Poupées qui nous rappellent les petits pas posés par Sei Shônagon, 
attachée au service d’une princesse japonaise du XIe siècle. L’intrusion
 de Shônagon dans Du rouge aux lèvres n’est pas fortuite. Ne peut-on pas
 la considérer comme la grande maîtresse japonaise de nos haïjins, ainsi
 que des tankistes (les adeptes du tanka) et ceux du renga ou du renku. 
 
Proche de Sei Shônagon, de ses notes de chevet, Nobuko Katsura 
(1214-2004) : 
Je vois un homme, / mon kimono lâche. / Nuit aux lueurs de luciole.
 
Comment montrer le temps qui passe, le corps qui prend ses aises, 
Katsura nous confie avec tristesse : Quel ennui, / ces seins ! / Longue 
saison des pluies.
Les iris continuent à fleurir au pays du sourire.
 
Merveilleuse lecture de nos petites soeurs japonaises, tel ce haïku de 
la bistrotière de Tokyo : Souhaitant être amoureuse / je fourre une 
fraise / dans ma bouche. (Masajo Suzuki, 1906-2003)
Elle aborde aussi le grand âge avec mélancolie : L’automne des femmes... / Je suis mélancolique / d’avoir teint mes cheveux.
 
Amari Ôki (1941), intellectuelle et artiste aime les fleurs du prunier, 
les cigales, la lune et Brahms : Fraîcheur du soir. / Quelqu’un me 
demande / Si j’aime Brahms.
 
Beaucoup de saisons des pluies chez ces poétesses grappes de glycine, 
mais rien de superficiel, on pourrait le croire.
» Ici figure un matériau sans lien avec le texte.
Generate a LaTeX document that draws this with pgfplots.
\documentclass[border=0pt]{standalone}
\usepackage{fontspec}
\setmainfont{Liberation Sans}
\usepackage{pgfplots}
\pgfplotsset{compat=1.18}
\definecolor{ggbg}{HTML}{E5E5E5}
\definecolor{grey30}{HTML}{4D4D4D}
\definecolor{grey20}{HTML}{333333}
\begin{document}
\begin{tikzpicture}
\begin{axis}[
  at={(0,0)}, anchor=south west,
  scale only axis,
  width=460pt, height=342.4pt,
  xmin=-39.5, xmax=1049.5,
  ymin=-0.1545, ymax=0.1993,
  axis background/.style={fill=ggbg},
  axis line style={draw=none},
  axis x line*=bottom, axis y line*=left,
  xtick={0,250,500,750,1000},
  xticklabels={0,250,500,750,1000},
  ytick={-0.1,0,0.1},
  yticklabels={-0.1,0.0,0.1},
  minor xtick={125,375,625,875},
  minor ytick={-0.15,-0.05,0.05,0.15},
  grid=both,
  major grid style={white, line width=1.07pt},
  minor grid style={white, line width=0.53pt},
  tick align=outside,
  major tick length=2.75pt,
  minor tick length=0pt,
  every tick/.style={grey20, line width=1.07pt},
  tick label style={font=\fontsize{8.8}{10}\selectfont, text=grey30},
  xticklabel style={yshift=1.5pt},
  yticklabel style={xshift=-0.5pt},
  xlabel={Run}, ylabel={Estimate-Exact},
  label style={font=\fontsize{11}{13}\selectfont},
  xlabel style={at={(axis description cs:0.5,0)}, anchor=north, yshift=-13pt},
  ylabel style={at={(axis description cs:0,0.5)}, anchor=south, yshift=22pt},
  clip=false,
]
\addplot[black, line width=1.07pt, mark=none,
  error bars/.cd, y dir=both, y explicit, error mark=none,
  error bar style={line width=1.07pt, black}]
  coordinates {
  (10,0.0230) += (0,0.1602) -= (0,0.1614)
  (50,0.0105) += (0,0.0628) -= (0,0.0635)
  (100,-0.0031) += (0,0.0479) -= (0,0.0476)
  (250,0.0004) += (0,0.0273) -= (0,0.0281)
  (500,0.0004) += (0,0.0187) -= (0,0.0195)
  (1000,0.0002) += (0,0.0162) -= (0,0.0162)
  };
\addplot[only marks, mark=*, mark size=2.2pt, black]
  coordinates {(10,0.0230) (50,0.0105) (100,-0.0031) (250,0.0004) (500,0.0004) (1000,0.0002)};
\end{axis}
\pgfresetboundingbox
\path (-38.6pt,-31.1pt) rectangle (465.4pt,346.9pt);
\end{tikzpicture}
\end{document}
Une présence terrible 
de l’être dans leurs trois vers : le coeur, le corps, l’âme et l’esprit :
 Pour mon visiteur / je tire un poireau / à tâtons dans la nuit.
Teijo Nakamura (1900-1988) a promu l’art du haïku auprès des ménagères de son pays.
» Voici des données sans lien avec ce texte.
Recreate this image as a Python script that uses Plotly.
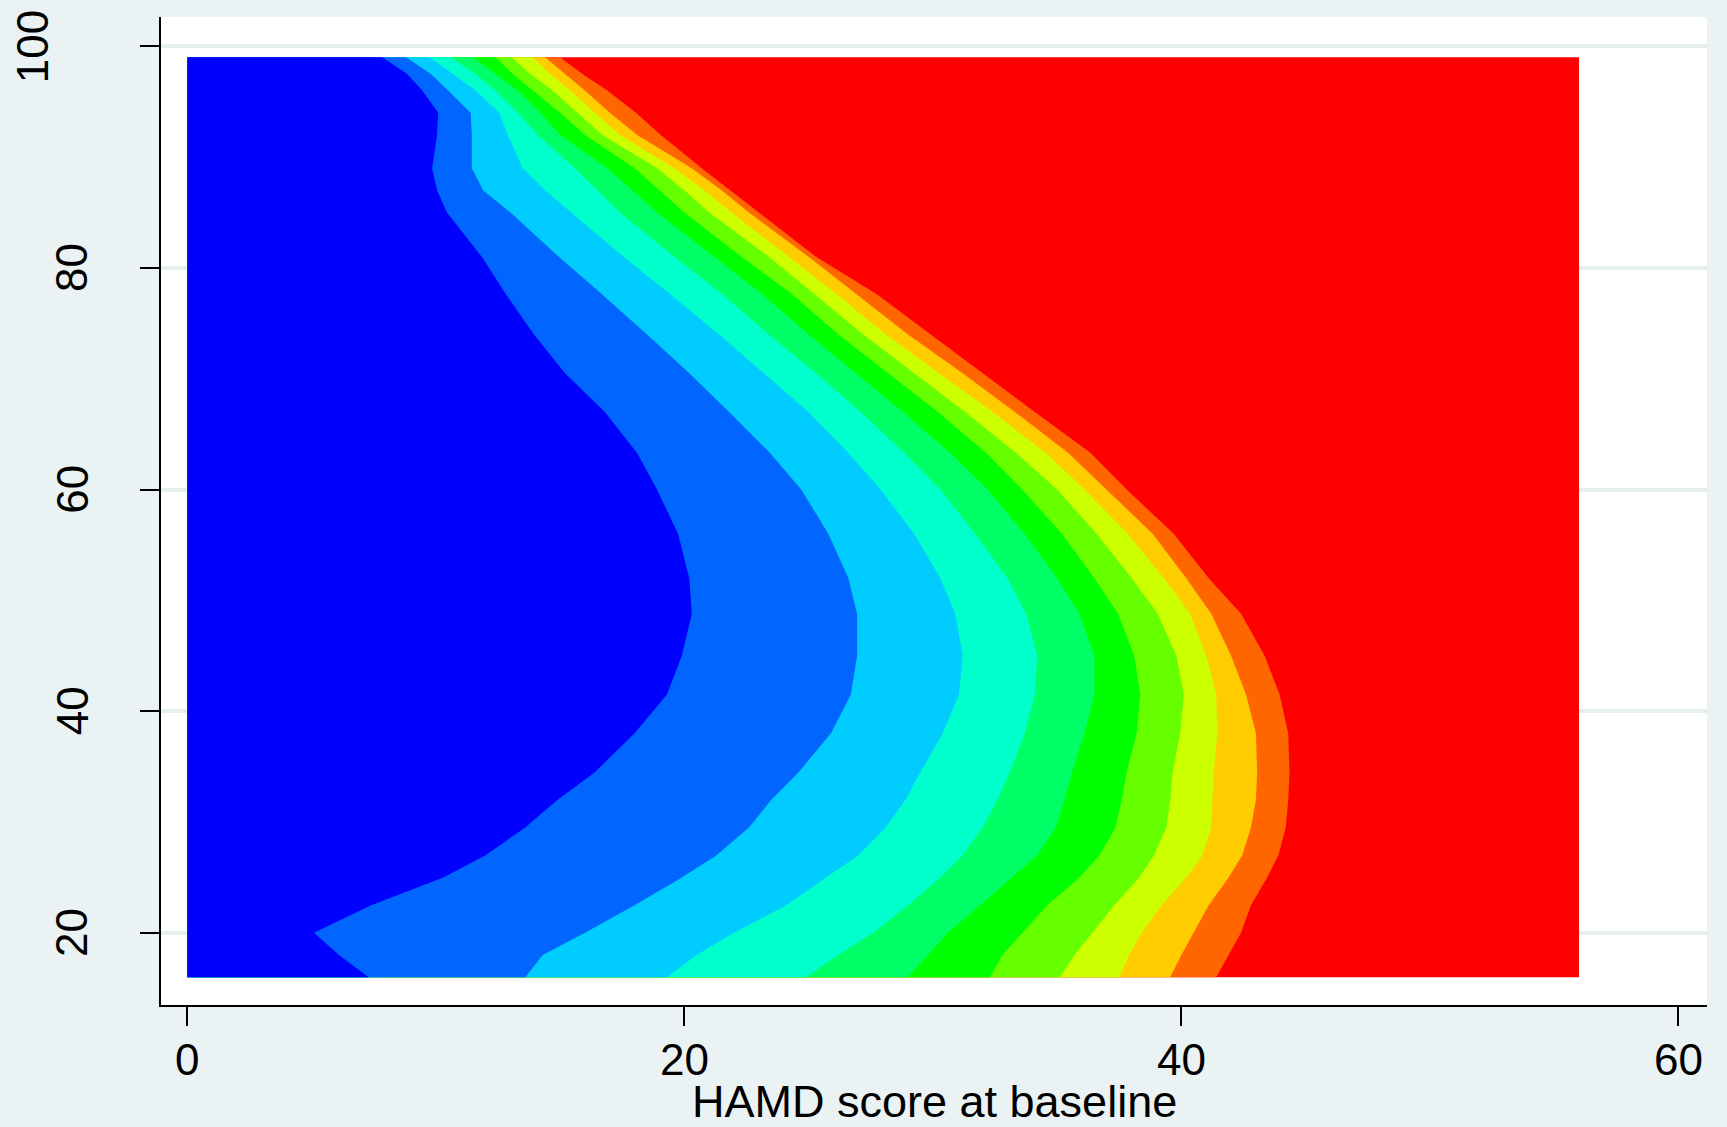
import plotly.graph_objects as go

# ---------------- data ----------------
# HAMD score at baseline (x) at which each contour boundary lies, for each y level
y_levels = [16, 18, 20, 22.5, 25, 27, 29.5, 32, 34.5, 38, 41.5, 45, 48.8, 52, 56,
            60, 63.3, 67, 70.5, 74, 77.7, 81, 85, 87, 89, 92, 94, 96, 97.5, 99]

b1 = [7.3, 6.1, 5.1, 7.4, 10.3, 12.0, 13.6, 14.9, 16.4, 18.0, 19.3, 19.9, 20.3, 20.2, 19.75,
      18.9, 18.1, 16.8, 15.2, 13.95, 12.8, 11.85, 10.45, 10.05, 9.85, 10.05, 10.1, 9.45, 8.85, 7.85]
b2 = [13.6, 14.3, 16.0, 18.0, 19.9, 21.3, 22.6, 23.5, 24.6, 25.9, 26.7, 26.95, 26.95, 26.6, 25.8,
      24.7, 23.45, 21.8, 20.2, 18.5, 16.65, 14.95, 13.0, 11.9, 11.45, 11.45, 11.4, 10.5, 9.8, 8.8]
b3 = [19.3, 20.5, 22.0, 24.1, 25.7, 27.0, 28.1, 28.9, 29.5, 30.4, 31.05, 31.2, 30.9, 30.3, 29.25,
      27.9, 26.6, 25.0, 23.2, 21.4, 19.4, 17.55, 15.45, 14.4, 13.5, 12.9, 12.55, 11.6, 10.7, 9.75]
b4 = [24.9, 26.2, 27.6, 29.0, 30.3, 31.2, 32.0, 32.6, 33.1, 33.7, 34.1, 34.2, 33.75, 33.0, 31.7,
      30.3, 28.85, 27.1, 25.3, 23.4, 21.5, 19.6, 17.4, 16.5, 15.6, 14.1, 13.3, 12.4, 11.6, 10.6]
b5 = [29.0, 29.8, 30.6, 31.9, 33.2, 34.2, 34.95, 35.3, 35.6, 36.1, 36.5, 36.5, 35.9, 35.0, 33.7,
      32.2, 30.7, 28.8, 26.9, 25.0, 23.1, 21.2, 18.9, 17.9, 16.9, 15.0, 14.2, 13.3, 12.4, 11.5]
b6 = [32.3, 32.8, 33.6, 34.6, 35.9, 36.7, 37.35, 37.6, 37.8, 38.2, 38.35, 38.1, 37.45, 36.5, 35.2,
      33.6, 32.15, 30.2, 28.2, 26.2, 24.3, 22.3, 20.0, 19.0, 18.0, 16.0, 15.0, 13.9, 13.1, 12.4]
b7 = [35.1, 35.7, 36.4, 37.3, 38.3, 38.9, 39.4, 39.55, 39.65, 39.95, 40.1, 39.8, 39.05, 38.0, 36.6,
      35.0, 33.35, 31.3, 29.25, 27.2, 25.2, 23.4, 21.0, 20.0, 18.9, 16.7, 15.7, 14.7, 13.8, 13.05]
b8 = [37.5, 37.9, 38.4, 39.2, 40.2, 40.85, 41.2, 41.25, 41.3, 41.45, 41.4, 41.0, 40.35, 39.3, 37.85,
      36.1, 34.55, 32.4, 30.25, 28.1, 26.1, 24.2, 21.9, 20.8, 19.6, 17.4, 16.4, 15.4, 14.6, 13.9]
b9 = [39.55, 40.0, 40.5, 41.1, 41.9, 42.45, 42.8, 43.0, 43.05, 43.0, 42.6, 42.0, 41.2, 40.2, 38.85,
      37.0, 35.45, 33.3, 31.2, 29.0, 26.9, 25.0, 22.6, 21.5, 20.3, 18.1, 17.0, 16.0, 15.2, 14.4]
b10 = [41.4, 41.9, 42.4, 42.8, 43.45, 43.9, 44.2, 44.3, 44.35, 44.3, 43.95, 43.35, 42.4, 41.1, 39.7,
       37.8, 36.35, 34.1, 32.0, 29.9, 27.7, 25.3, 23.0, 21.85, 20.7, 19.05, 18.05, 16.9, 15.9, 15.0]

boundaries = [b1, b2, b3, b4, b5, b6, b7, b8, b9, b10]
x_extent = [0, 56]              # HAMD range covered by the contour grid

band_colors = ["#0000ff", "#0066ff", "#00ccff", "#00ffcc", "#00ff66", "#00ff00",
               "#66ff00", "#ccff00", "#ffcc00", "#ff6600", "#ff0000"]

x_ticks = [0, 20, 40, 60]
x_tick_labels = ["0", "20", "40", "60"]
y_ticks = [20, 40, 60, 80, 100]
y_tick_labels = ["20", "40", "60", "80", "100"]
x_title = "HAMD score at baseline"

# ---------------- figure ----------------
BG = "#eaf2f3"
FONT = "Liberation Sans, Arial, Helvetica, sans-serif"
FS = 44

fig = go.Figure()

y0, y1 = y_levels[0], y_levels[-1]
# highest band covers the whole grid
fig.add_trace(go.Scatter(
    x=[x_extent[0], x_extent[1], x_extent[1], x_extent[0]],
    y=[y0, y0, y1, y1],
    fill="toself", fillcolor=band_colors[-1], mode="lines",
    line=dict(width=0, color=band_colors[-1]), hoverinfo="skip", showlegend=False))

# lower bands drawn on top: region left of boundary k gets colour k-1
for k in range(len(boundaries) - 1, -1, -1):
    bx = boundaries[k]
    xs = [x_extent[0]] + bx + [x_extent[0]]
    ys = [y0] + y_levels + [y1]
    fig.add_trace(go.Scatter(
        x=xs, y=ys, fill="toself", fillcolor=band_colors[k], mode="lines",
        line=dict(width=0, color=band_colors[k]), hoverinfo="skip", showlegend=False))

# y tick labels (rotated) as annotations
for v, lab in zip(y_ticks, y_tick_labels):
    xpos = -0.0835 if lab == "100" else -0.0575
    fig.add_annotation(x=xpos, xref="paper", y=v, yref="y", text=lab, showarrow=False,
                       textangle=-90, xanchor="center", yanchor="middle",
                       font=dict(family=FONT, size=FS, color="black"))

# x tick labels as annotations
for v, lab in zip(x_ticks, x_tick_labels):
    fig.add_annotation(x=v, xref="x", y=-0.0547, yref="paper", text=lab, showarrow=False,
                       xanchor="center", yanchor="middle",
                       font=dict(family=FONT, size=FS, color="black"))

fig.add_annotation(x=0.5, xref="paper", y=-0.0975, yref="paper", text=x_title,
                   showarrow=False, xanchor="center", yanchor="middle",
                   font=dict(family=FONT, size=45, color="black"))

fig.update_layout(
    width=1727, height=1127,
    margin=dict(l=161, r=20, t=17, b=122),
    paper_bgcolor=BG, plot_bgcolor="white",
    font=dict(family=FONT, size=FS, color="black"),
    showlegend=False,
    hovermode=False,
    xaxis=dict(range=[-1.058, 61.15], tickvals=x_ticks, showticklabels=False,
               ticks="outside", ticklen=19, tickwidth=2, tickcolor="black",
               showline=True, linecolor="black", linewidth=2, showgrid=False,
               zeroline=False),
    yaxis=dict(range=[13.49, 102.64], tickvals=y_ticks, showticklabels=False,
               ticks="outside", ticklen=19, tickwidth=2, tickcolor="black",
               showline=True, linecolor="black", linewidth=2,
               showgrid=True, gridcolor="#e6eef0", gridwidth=4, zeroline=False),
)

fig.write_html(
    "out.html",
    config={"displayModeBar": False},
    post_script="document.body.style.margin='0';document.body.style.background='" + BG + "';",
)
Débutante, Minako Tsuji (1965) : Vent nocturne sec et froid. / Mon foetus / bouge violemment.
 
Morte dans un hôpital psychiatrique en 1946, je me réserve la leçon de 
tendresse, de douceur et d’humanité de Hisajo Sugita (née en 1890). Elle
 a fondé en 1932 la revue Hana-goromo : kimono pour goûter les fleurs du
 cerisier.
 
Kazué Asakura (1934-2001) vivait à Nagasaki en 1945 : L’air moite miroite. / Faudra-t-il me dialyser / Aussi dans la tombe ?
 
Livre intense, touchant et attachant à poser à notre chevet. S’il nous rapproche du Japon, il nous rapproche de nous-mêmes.